Ada beberapa kriteria voltage yang telah dikembangkan untuk diagnosis hipertrofi ventrikel kanan yang memanfaatkan perubahan arah depolarisasi ini. Pada bidang frontal, sumbu bergeser ke kanan dan pada sadapan prekordial, gelombang R di V1 > 7 mm atau gelombang R yang lebih besar dari dua kali kedalaman gelombang S di V1 telah digunakan sebagai kriteria untuk adanya hipertrofi ventrikel kanan. Demikian pula, gelombang S yang lebih besar dari gelombang R di V6 juga telah digunakan sebagai kriteria untuk hipertrofi ventrikel kanan. Sebagaimana hipertrofi ventrikel kiri dapat dikaitkan dengan kelainan repolarisasi, hipertrofi ventrikel kanan dapat menyebabkan perubahan pada segmen ST dan gelombang T. Segmen ST yang miring ke bawah dan inversi gelombang T dapat diamati pada hipertrofi ventrikel kanan.
Sayangnya, kriteria EKG untuk hipertrofi ventrikel kanan relatif spesifik (sekitar 90%) tetapi sangat tidak sensitif (2-20%).
Jadi, kriteria yang umum digunakan untuk menilai adanya hipertrofi ventrikel kanan adalah :
- Deviasi sumbu kanan> 110 °
- Gelombang R di V 1> 7 mm
- Gelombang S dalam V5 atau V6 > 7 mm
- Gelombang R lebih dari dua kali gelombang S di V1
- Gelombang S lebih besar dari gelombang R di V6
LATIHAN SOAL
- Apakah abnormalitas ruang jantung pada EKG di bawah ini?
Jawaban : EKG menunjukkan gelombang R yang menonjol di V1 dan gelombang S yang dalam di V6. Deviasi aksis ke kanan muncul bersamaan dengan perubahan ST-T yang konsisten dengan hipertrofi ventrikel kanan (depresi segmen ST dan gelombang T terbalik di V1).
2. Apakah abnormalitas ruang jantung pada EKG di bawah ini?
Jawaban : Pasien memiliki kriteria tunggal (aVL> 11 mm) untuk hipertrofi ventrikel kiri.
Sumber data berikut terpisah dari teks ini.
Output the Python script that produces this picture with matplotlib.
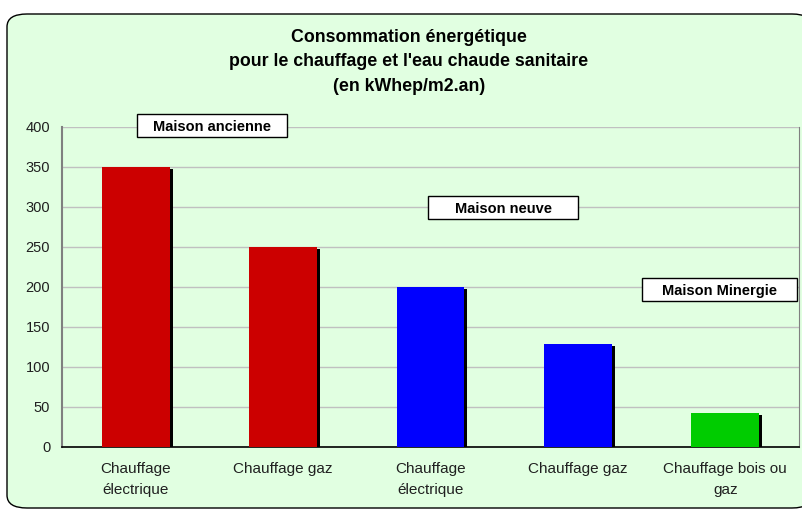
"""
Consommation energetique - bar chart with shadowed bars and group labels.
"""

import matplotlib.pyplot as plt
from matplotlib.patches import FancyBboxPatch, Rectangle

plt.rcParams["font.family"] = ["Liberation Sans", "DejaVu Sans"]

categories = ["Chauffage\nélectrique", "Chauffage gaz", "Chauffage\nélectrique",
              "Chauffage gaz", "Chauffage bois ou\ngaz"]
values = [350, 250, 200, 129, 42]
colors = ["#CC0000", "#CC0000", "#0000FF", "#0000FF", "#00CC00"]
yticks = [0, 50, 100, 150, 200, 250, 300, 350, 400]

groups = ["Maison ancienne", "Maison neuve", "Maison Minergie"]
# label boxes: (centre x, centre y, width, height) in data units
group_boxes = [(0.518, 402, 1.018, 28.75),
               (2.492, 299.5, 1.018, 28.75),
               (3.961, 197, 1.05, 28.75)]

title = ("Consommation énergétique\n"
         "pour le chauffage et l'eau chaude sanitaire\n"
         "(en kWhep/m2.an)")

BG = "#E1FFE1"


def main() -> None:
    fig = plt.figure(figsize=(8.02, 5.12), dpi=100)
    fig.patch.set_facecolor("white")

    # rounded chart frame, behind the axes
    frame = FancyBboxPatch((7 / 802, 4 / 512), 805 / 802, 494 / 512,
                           boxstyle="round,pad=0,rounding_size=0.025",
                           transform=fig.transFigure, facecolor=BG,
                           edgecolor="black", linewidth=1.0, zorder=-5)
    fig.patches.append(frame)

    ax = fig.add_axes([62 / 802, 65 / 512, 737 / 802, 320 / 512])
    ax.set_zorder(1)
    ax.set_facecolor(BG)

    x = list(range(len(values)))
    width = 0.46
    # shadows (offset to the right and slightly down)
    dx = 3 / 147.4
    shadow_vals = [v - 2 / 0.8 for v in values]
    ax.bar([i + dx for i in x], shadow_vals, width=width, color="black", zorder=2)
    ax.bar(x, values, width=width, color=colors, zorder=3)

    ax.set_xlim(-0.5, len(values) - 0.5)
    ax.set_ylim(0, 400)
    ax.set_yticks(yticks)
    ax.tick_params(axis="y", labelsize=10.5, length=0, pad=8.5, colors="#202020")
    ax.set_xticks(x)
    ax.set_xticklabels(categories, fontsize=11, linespacing=1.6)
    ax.tick_params(axis="x", length=0, pad=11, colors="#202020")
    ax.yaxis.grid(True, color="#C0C0C0", linewidth=1.0, zorder=1)
    ax.set_axisbelow(True)

    ax.spines["top"].set_visible(False)
    ax.spines["left"].set_color("#808080")
    ax.spines["left"].set_linewidth(1.5)
    ax.spines["right"].set_color("#808080")
    ax.spines["bottom"].set_color("black")
    ax.spines["bottom"].set_linewidth(1.2)

    for label, (cx, cy, bw, bh) in zip(groups, group_boxes):
        ax.add_patch(Rectangle((cx - bw / 2, cy - bh / 2), bw, bh,
                               facecolor="white", edgecolor="black",
                               linewidth=1.0, zorder=5, clip_on=False))
        ax.text(cx, cy, label, ha="center", va="center_baseline", fontsize=10.5,
                fontweight="bold", zorder=6, clip_on=False)

    fig.text(0.5 + 8 / 802, 1 - 62 / 512, title, ha="center", va="center",
             fontsize=12.8, fontweight="bold", linespacing=1.55)

    fig.savefig("out.png", dpi=100)
    plt.close(fig)


if __name__ == "__main__":
    main()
Tidak ada kriteria voltage lain untuk hipertrofi ventrikel kiri.
3. Apakah abnormalitas ruang jantung pada EKG dibawah ini?
Jawaban : Pada bidang frontal, karena gelombang R pada lead III lebih menonjol daripada gelombang R pada aVF, berarti pasien mengalami deviasi sumbu kanan ada (kira-kira 120°). Pada bidang prekordial, gelombang R yang menonjol di V1 dan gelombang S yang dalam di V6. EKG memenuhi kriteria untuk RVH (right ventricular hypertrophy/pembesaran jantung kanan) karena gelombang R di V1 lebih besar dari 7 mm. Pada V6, meskipun tegangan gelombang S tidak memenuhi kriteria RVH, morfologi (gelombang S lebih dalam dari tinggi gelombang R) merupakan karakteristik RVH. Gelombang R yang menonjol di V1 dikaitkan dengan depresi ST (kelainan repolarisasi).
4. Apakah abnormalitas ruang jantung pada EKG dibawah ini?
Jawaban : EKG menunjukkan kelainan atrium kiri. Perhatikan bahwa bagian terminal dari gelombang P terbalik di V1. Perhatikan besar tegangan pada sadapan V1 dan V5. Perhatikan perubahan segmen ST dan inversi gelombang T. Ini adalah hipertrofi ventrikel kiri. Adanya hipertrofi ventrikel kiri dan perubahan segmen ST terkait memiliki informasi prognostik penting dan dikaitkan dengan peningkatan 50% risiko infark miokard atau kematian akibat kardiovaskular.